For all intents and purposes, photography here in 2024 is digital. Of course chemical photography still exists, and there are a bunch of us who love it for what it is, but even as we hang up our latest strip of negatives to dry we have to admit that it’s no longer mainstream. Among those enthusiasts who work with conventional black-and-white or dye-coupler colour film are a special breed whose chemistry takes them into more obscure pathways.
Wet-collodion plates for example, or in the case of [Jon Hilty], the Lumière autochrome process. This is a colour photography process from the early years of the twentieth century, employing a layer of red, green, and blue grains above a photosensitive emulsion. Its preparation is notoriously difficult, and he’s lightened the load somewhat with the clever use of CNC machinery to automate some of it.

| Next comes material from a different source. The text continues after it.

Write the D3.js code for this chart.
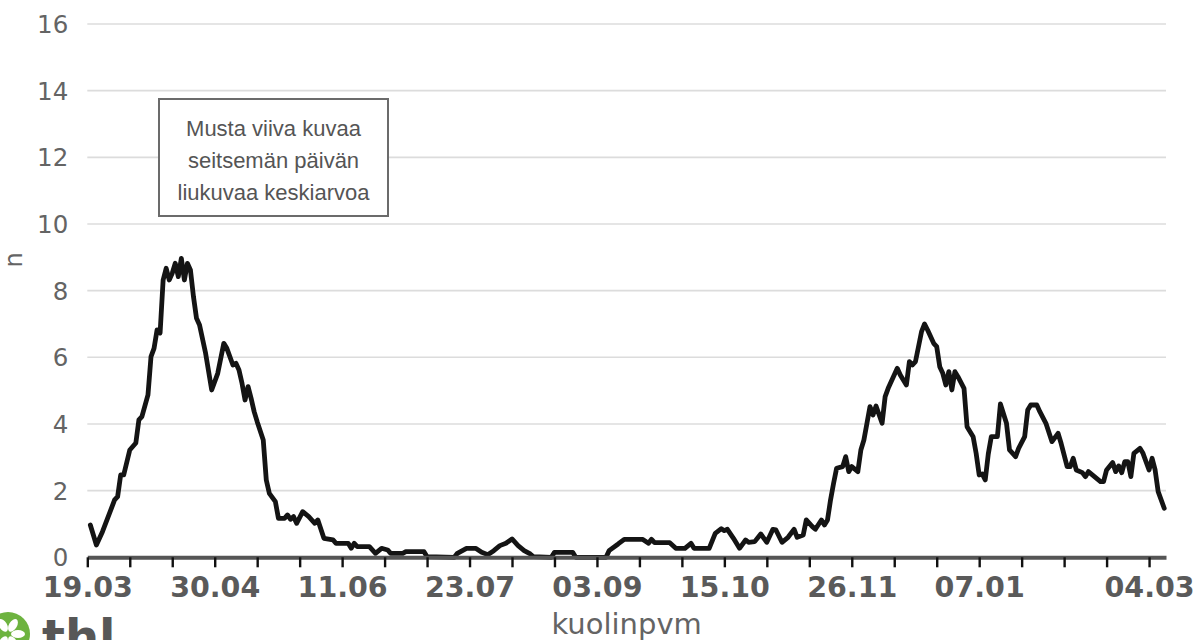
<!DOCTYPE html>
<html>
<head>
<meta charset="utf-8">
<script src="https://cdn.jsdelivr.net/npm/d3@7"></script>
<style>
  html, body { margin: 0; padding: 0; background: #fff; }
  svg { display: block; }
</style>
</head>
<body>
<svg id="chart" width="1198" height="640"></svg>
<script>
// ---- data ----
const startDay = "2020-03-19";           // first tick of the time axis
const endDay = "2021-03-09T14:00:00Z";   // end of the axis line
// day offsets from startDay, and the 7-day moving average of deaths (n)
const dayOffsets = [
  1, 3, 5, 9, 10, 11, 12, 14, 16, 17, 18, 20, 21, 22, 23, 24, 25, 26, 27, 28,
  29, 30, 31, 32, 33, 34, 35, 36, 37, 39, 41, 43, 45, 46, 48, 49, 50, 51, 52, 53,
  54, 55, 56, 58, 59, 60, 62, 63, 65, 66, 67, 68, 69, 71, 73, 75, 76, 78, 81, 82,
  86, 87, 88, 89, 93, 95, 97, 99, 100, 104, 105, 111, 112, 121, 122, 125, 128, 130, 132, 134,
  136, 138, 140, 142, 144, 146, 147, 153, 154, 160, 161, 171, 172, 175, 177, 183, 185, 186, 187, 192,
  194, 197, 199, 200, 205, 207, 209, 210, 211, 213, 215, 217, 218, 220, 222, 224, 226, 227, 229, 231,
  233, 234, 236, 237, 239, 240, 242, 243, 244, 245, 246, 247, 249, 250, 251, 252, 254, 255, 256, 257,
  258, 259, 260, 262, 263, 264, 267, 268, 270, 271, 272, 273, 275, 276, 277, 279, 280, 281, 282, 283,
  284, 285, 286, 287, 289, 290, 292, 293, 294, 295, 296, 297, 298, 300, 301, 303, 304, 306, 307, 309,
  310, 311, 313, 314, 316, 318, 320, 321, 323, 324, 325, 326, 328, 329, 330, 332, 334, 335, 336, 338,
  339, 340, 341, 342, 343, 344, 345, 347, 348, 350, 351, 352, 353, 355
];
const values = [
  0.97, 0.37, 0.77, 1.72, 1.82, 2.47, 2.47, 3.22, 3.43, 4.12, 4.22, 4.87, 6.02, 6.27, 6.82, 6.73, 8.32, 8.67, 8.32, 8.52,
  8.82, 8.42, 8.97, 8.32, 8.82, 8.62, 7.82, 7.17, 6.97, 6.12, 5.02, 5.52, 6.42, 6.27, 5.77, 5.82, 5.62, 5.22, 4.72, 5.12,
  4.77, 4.37, 4.07, 3.52, 2.32, 1.92, 1.67, 1.17, 1.17, 1.27, 1.14, 1.22, 1.02, 1.37, 1.22, 1.02, 1.12, 0.57, 0.52, 0.42,
  0.42, 0.27, 0.42, 0.32, 0.32, 0.12, 0.27, 0.22, 0.12, 0.12, 0.17, 0.17, 0.02, 0.0, 0.12, 0.27, 0.27, 0.15, 0.08, 0.2,
  0.35, 0.42, 0.55, 0.35, 0.2, 0.1, 0.02, 0.0, 0.15, 0.15, 0.0, 0.0, 0.2, 0.4, 0.54, 0.54, 0.42, 0.54, 0.44, 0.44,
  0.27, 0.27, 0.42, 0.27, 0.27, 0.72, 0.86, 0.8, 0.84, 0.57, 0.27, 0.52, 0.45, 0.47, 0.7, 0.45, 0.84, 0.82, 0.45, 0.6,
  0.84, 0.6, 0.67, 1.12, 0.92, 0.84, 1.12, 0.97, 1.12, 1.72, 2.22, 2.67, 2.72, 3.02, 2.57, 2.72, 2.57, 3.22, 3.52, 4.02,
  4.52, 4.27, 4.54, 4.02, 4.82, 5.07, 5.67, 5.47, 5.17, 5.87, 5.77, 5.87, 6.77, 7.0, 6.82, 6.42, 6.32, 5.72, 5.52, 5.17,
  5.57, 5.02, 5.57, 5.42, 5.07, 3.92, 3.62, 3.12, 2.47, 2.5, 2.32, 3.1, 3.62, 3.62, 4.6, 4.02, 3.22, 3.02, 3.27, 3.62,
  4.42, 4.57, 4.57, 4.37, 4.02, 3.47, 3.72, 3.42, 2.72, 2.72, 2.97, 2.62, 2.54, 2.42, 2.57, 2.42, 2.27, 2.27, 2.62, 2.84,
  2.57, 2.74, 2.54, 2.87, 2.87, 2.42, 3.12, 3.27, 3.12, 2.62, 2.97, 2.62, 1.97, 1.47
];
const yTicks = [0, 2, 4, 6, 8, 10, 12, 14, 16];
const xTickStepDays = 14;
const xTickCount = 26;
const xTickLabels = ["19.03", "30.04", "11.06", "23.07", "03.09", "15.10", "26.11", "07.01", "04.03"];
const yTitle = "n";
const xTitle = "kuolinpvm";
const noteLines = ["Musta viiva kuvaa", "seitsemän päivän", "liukuvaa keskiarvoa"];
const logoText = "thl";

// ---- drawing ----
const svg = d3.select("#chart");
const DAY = 864e5;
const t0 = new Date(startDay + "T00:00:00Z");
const dayDate = d => new Date(t0.getTime() + d * DAY);

const x = d3.scaleUtc().domain([t0, new Date(endDay)]).range([87.3, 1166]);
const y = d3.scaleLinear().domain([0, 16]).range([557.3, 24]);

// grid lines
svg.append("g").selectAll("line").data(yTicks.filter(v => v > 0)).join("line")
  .attr("x1", x.range()[0]).attr("x2", x.range()[1])
  .attr("y1", d => y(d)).attr("y2", d => y(d))
  .attr("stroke", "#dcdcdc").attr("stroke-width", 1.6);

// y tick labels
const yAxis = svg.append("g").attr("transform", `translate(${x.range()[0]},0)`)
  .call(d3.axisLeft(y).tickValues(yTicks).tickSize(0).tickPadding(19).tickFormat(d3.format("d")));
yAxis.select(".domain").remove();
yAxis.selectAll("text")
  .attr("font-family", "DejaVu Sans").attr("font-size", 24.5).attr("fill", "#646464").attr("dy", "0.35em");

// y title
svg.append("text").attr("transform", "translate(22,260) rotate(-90)")
  .attr("text-anchor", "middle").attr("font-family", "DejaVu Sans").attr("font-size", 24)
  .attr("fill", "#646464").text(yTitle);

// data line
const pts = dayOffsets.map((d, i) => [dayDate(d), values[i]]);
svg.append("path").datum(pts)
  .attr("d", d3.line().x(d => x(d[0])).y(d => y(d[1])))
  .attr("fill", "none").attr("stroke", "#141414").attr("stroke-width", 4.8)
  .attr("stroke-linejoin", "round").attr("stroke-linecap", "round");

// x axis
const tickDates = d3.range(xTickCount).map(i => dayDate(i * xTickStepDays));
const fmt = d3.utcFormat("%d.%m");
const xAxis = svg.append("g").attr("transform", `translate(0,${y(0)})`)
  .call(d3.axisBottom(x).tickValues(tickDates).tickSize(10).tickSizeOuter(0)
    .tickFormat(d => xTickLabels.includes(fmt(d)) ? fmt(d) : ""));
xAxis.select(".domain").attr("stroke", "#555").attr("stroke-width", 4);
xAxis.selectAll(".tick line").attr("stroke", "#111").attr("stroke-width", 2.4);
xAxis.selectAll("text")
  .attr("y", 40).attr("dy", 0)
  .attr("font-family", "DejaVu Sans").attr("font-weight", "bold").attr("font-size", 28.5)
  .attr("fill", "#5a5a5a");

// x title
svg.append("text").attr("x", (x.range()[0] + x.range()[1]) / 2).attr("y", 634)
  .attr("text-anchor", "middle").attr("font-family", "DejaVu Sans").attr("font-size", 29)
  .attr("fill", "#646464").text(xTitle);

// annotation box
const note = svg.append("g");
note.append("rect").attr("x", 159).attr("y", 99).attr("width", 229).attr("height", 117)
  .attr("fill", "#fff").attr("stroke", "#6b6b6b").attr("stroke-width", 2);
note.selectAll("text").data(noteLines).join("text")
  .attr("x", 273.5).attr("y", (d, i) => 136 + i * 32)
  .attr("text-anchor", "middle").attr("font-family", "Liberation Sans, Arial, sans-serif")
  .attr("font-size", 22).attr("fill", "#555").text(d => d);

// logo
const logo = svg.append("g");
logo.append("circle").attr("cx", 8).attr("cy", 634).attr("r", 22).attr("fill", "#6db33f");
[-30, 30, 90, 150, 210].forEach(a => {
  logo.append("ellipse").attr("cx", 8).attr("cy", 634 - 10).attr("rx", 4).attr("ry", 7)
    .attr("fill", "#fff").attr("transform", `rotate(${a},8,634)`);
});
logo.append("text").attr("x", 42).attr("y", 654).attr("font-family", "DejaVu Sans")
  .attr("font-weight", "bold").attr("font-size", 48).attr("fill", "#575757").text(logoText);
</script>
</body>
</html>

His web site has the full details of how he prepares and exposes the plates, so perhaps it’s best here to recap how it works. Red, green, and blue dyed potato starch grains are laid uniformly on a glass plate, then dried and pressed to form a random array of tiny RGB filters. The photographic emulsion is laid on top of that, and once it is ready the exposure is made from the glass side do the light passes through the filters.
If the emulsion is then developed using a reversal process as for example a slide would be, the result is a black and white image bearing colour information in that random array, which when viewed has red, green, and blue light from those starch filters passing through it. To the viewer’s eye, this then appears as a colour image.
We can’t help being fascinated by the autochrome process, and while we know we’ll never do it ourselves it’s great to see someone else working with it and producing 21st century plates that look a hundred years old.
While this may be the first time we’ve featured such a deep dive into autochrome, it’s certainly not the first time we’ve looked at alternative photographic chemistries.
Sort of related was Polaroid’s Polacolor (IIRC), which used very narrow RGB stripes (like A Sony color TV) over a very fine grain Polaroid quick-developing B&W emulsion. Color was great, but dim because of the stripes — even a pure red field would only get 1/3 of the available light.
I wonder how effective doing the same with a harvested LCD filter sheet would be? Depending on the donor panel resolution the individual subpixels may be physically larger than the squished-and-dried dyed starch grains, but they would likely have greater transmissivity and probably a more visually appealing pass band.